# [To do]
Reproduce the listing exactly, with no pictures in your copy.

# [Stored data]
[start]

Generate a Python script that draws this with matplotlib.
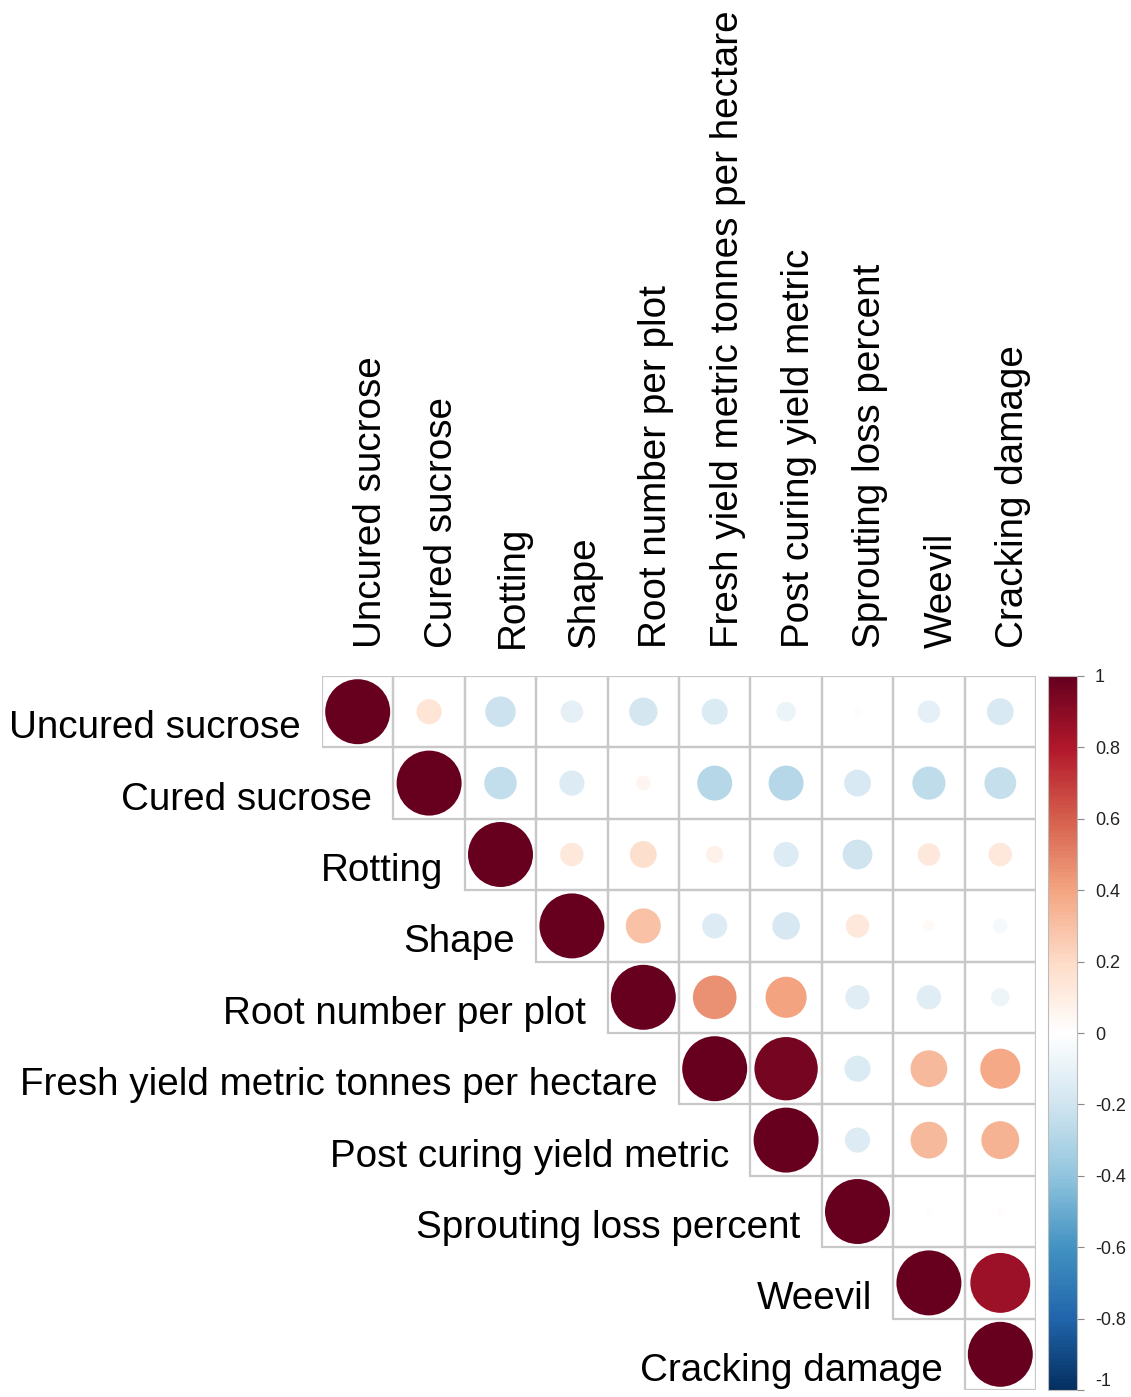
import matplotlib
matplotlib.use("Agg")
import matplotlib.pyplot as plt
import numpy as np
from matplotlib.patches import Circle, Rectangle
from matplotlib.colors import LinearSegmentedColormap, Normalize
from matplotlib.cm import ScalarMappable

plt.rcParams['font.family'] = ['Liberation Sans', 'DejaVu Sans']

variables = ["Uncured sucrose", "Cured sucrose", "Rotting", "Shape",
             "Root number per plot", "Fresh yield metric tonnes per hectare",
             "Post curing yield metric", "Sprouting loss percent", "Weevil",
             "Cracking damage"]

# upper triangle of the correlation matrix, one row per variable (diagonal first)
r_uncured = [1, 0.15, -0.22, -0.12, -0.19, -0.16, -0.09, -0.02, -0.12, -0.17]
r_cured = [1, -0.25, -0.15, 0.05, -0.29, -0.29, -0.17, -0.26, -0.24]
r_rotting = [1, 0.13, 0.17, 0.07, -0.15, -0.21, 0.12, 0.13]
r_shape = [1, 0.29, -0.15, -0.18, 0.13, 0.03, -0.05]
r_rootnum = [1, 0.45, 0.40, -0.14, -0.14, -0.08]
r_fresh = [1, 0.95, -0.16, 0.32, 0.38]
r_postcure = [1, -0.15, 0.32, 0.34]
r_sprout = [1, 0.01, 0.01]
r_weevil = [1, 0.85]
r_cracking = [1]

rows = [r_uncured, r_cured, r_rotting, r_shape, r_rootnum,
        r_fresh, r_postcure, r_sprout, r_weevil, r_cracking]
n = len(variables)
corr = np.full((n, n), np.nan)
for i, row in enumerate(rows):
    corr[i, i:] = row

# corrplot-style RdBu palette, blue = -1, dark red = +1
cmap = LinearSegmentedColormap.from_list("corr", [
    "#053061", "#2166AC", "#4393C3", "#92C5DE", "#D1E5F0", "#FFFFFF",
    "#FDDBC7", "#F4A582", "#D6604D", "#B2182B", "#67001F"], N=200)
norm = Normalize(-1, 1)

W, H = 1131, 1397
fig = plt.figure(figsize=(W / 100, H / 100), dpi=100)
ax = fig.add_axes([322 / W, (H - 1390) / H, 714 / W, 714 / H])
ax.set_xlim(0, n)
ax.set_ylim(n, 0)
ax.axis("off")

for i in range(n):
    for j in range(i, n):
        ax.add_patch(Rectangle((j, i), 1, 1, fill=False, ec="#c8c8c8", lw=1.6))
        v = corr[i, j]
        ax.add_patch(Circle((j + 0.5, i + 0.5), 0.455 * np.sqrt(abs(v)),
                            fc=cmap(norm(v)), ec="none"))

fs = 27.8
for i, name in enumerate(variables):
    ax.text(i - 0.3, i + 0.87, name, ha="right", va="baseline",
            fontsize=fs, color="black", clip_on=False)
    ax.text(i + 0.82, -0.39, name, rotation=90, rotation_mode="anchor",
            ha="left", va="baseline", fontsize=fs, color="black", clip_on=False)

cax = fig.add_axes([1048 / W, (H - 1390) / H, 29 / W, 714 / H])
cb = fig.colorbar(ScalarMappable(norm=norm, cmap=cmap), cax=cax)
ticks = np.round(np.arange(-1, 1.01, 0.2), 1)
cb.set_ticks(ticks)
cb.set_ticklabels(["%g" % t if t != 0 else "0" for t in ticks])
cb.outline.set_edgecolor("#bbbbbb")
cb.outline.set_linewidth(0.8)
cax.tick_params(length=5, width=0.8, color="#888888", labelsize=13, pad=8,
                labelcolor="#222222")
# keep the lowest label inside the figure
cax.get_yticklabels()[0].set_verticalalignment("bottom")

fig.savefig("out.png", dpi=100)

[end]

# [Final answer]
Generate a Python script that draws this with matplotlib.
import matplotlib
matplotlib.use("Agg")
import matplotlib.pyplot as plt
import numpy as np
from matplotlib.patches import Circle, Rectangle
from matplotlib.colors import LinearSegmentedColormap, Normalize
from matplotlib.cm import ScalarMappable

plt.rcParams['font.family'] = ['Liberation Sans', 'DejaVu Sans']

variables = ["Uncured sucrose", "Cured sucrose", "Rotting", "Shape",
             "Root number per plot", "Fresh yield metric tonnes per hectare",
             "Post curing yield metric", "Sprouting loss percent", "Weevil",
             "Cracking damage"]

# upper triangle of the correlation matrix, one row per variable (diagonal first)
r_uncured = [1, 0.15, -0.22, -0.12, -0.19, -0.16, -0.09, -0.02, -0.12, -0.17]
r_cured = [1, -0.25, -0.15, 0.05, -0.29, -0.29, -0.17, -0.26, -0.24]
r_rotting = [1, 0.13, 0.17, 0.07, -0.15, -0.21, 0.12, 0.13]
r_shape = [1, 0.29, -0.15, -0.18, 0.13, 0.03, -0.05]
r_rootnum = [1, 0.45, 0.40, -0.14, -0.14, -0.08]
r_fresh = [1, 0.95, -0.16, 0.32, 0.38]
r_postcure = [1, -0.15, 0.32, 0.34]
r_sprout = [1, 0.01, 0.01]
r_weevil = [1, 0.85]
r_cracking = [1]

rows = [r_uncured, r_cured, r_rotting, r_shape, r_rootnum,
        r_fresh, r_postcure, r_sprout, r_weevil, r_cracking]
n = len(variables)
corr = np.full((n, n), np.nan)
for i, row in enumerate(rows):
    corr[i, i:] = row

# corrplot-style RdBu palette, blue = -1, dark red = +1
cmap = LinearSegmentedColormap.from_list("corr", [
    "#053061", "#2166AC", "#4393C3", "#92C5DE", "#D1E5F0", "#FFFFFF",
    "#FDDBC7", "#F4A582", "#D6604D", "#B2182B", "#67001F"], N=200)
norm = Normalize(-1, 1)

W, H = 1131, 1397
fig = plt.figure(figsize=(W / 100, H / 100), dpi=100)
ax = fig.add_axes([322 / W, (H - 1390) / H, 714 / W, 714 / H])
ax.set_xlim(0, n)
ax.set_ylim(n, 0)
ax.axis("off")

for i in range(n):
    for j in range(i, n):
        ax.add_patch(Rectangle((j, i), 1, 1, fill=False, ec="#c8c8c8", lw=1.6))
        v = corr[i, j]
        ax.add_patch(Circle((j + 0.5, i + 0.5), 0.455 * np.sqrt(abs(v)),
                            fc=cmap(norm(v)), ec="none"))

fs = 27.8
for i, name in enumerate(variables):
    ax.text(i - 0.3, i + 0.87, name, ha="right", va="baseline",
            fontsize=fs, color="black", clip_on=False)
    ax.text(i + 0.82, -0.39, name, rotation=90, rotation_mode="anchor",
            ha="left", va="baseline", fontsize=fs, color="black", clip_on=False)

cax = fig.add_axes([1048 / W, (H - 1390) / H, 29 / W, 714 / H])
cb = fig.colorbar(ScalarMappable(norm=norm, cmap=cmap), cax=cax)
ticks = np.round(np.arange(-1, 1.01, 0.2), 1)
cb.set_ticks(ticks)
cb.set_ticklabels(["%g" % t if t != 0 else "0" for t in ticks])
cb.outline.set_edgecolor("#bbbbbb")
cb.outline.set_linewidth(0.8)
cax.tick_params(length=5, width=0.8, color="#888888", labelsize=13, pad=8,
                labelcolor="#222222")
# keep the lowest label inside the figure
cax.get_yticklabels()[0].set_verticalalignment("bottom")

fig.savefig("out.png", dpi=100)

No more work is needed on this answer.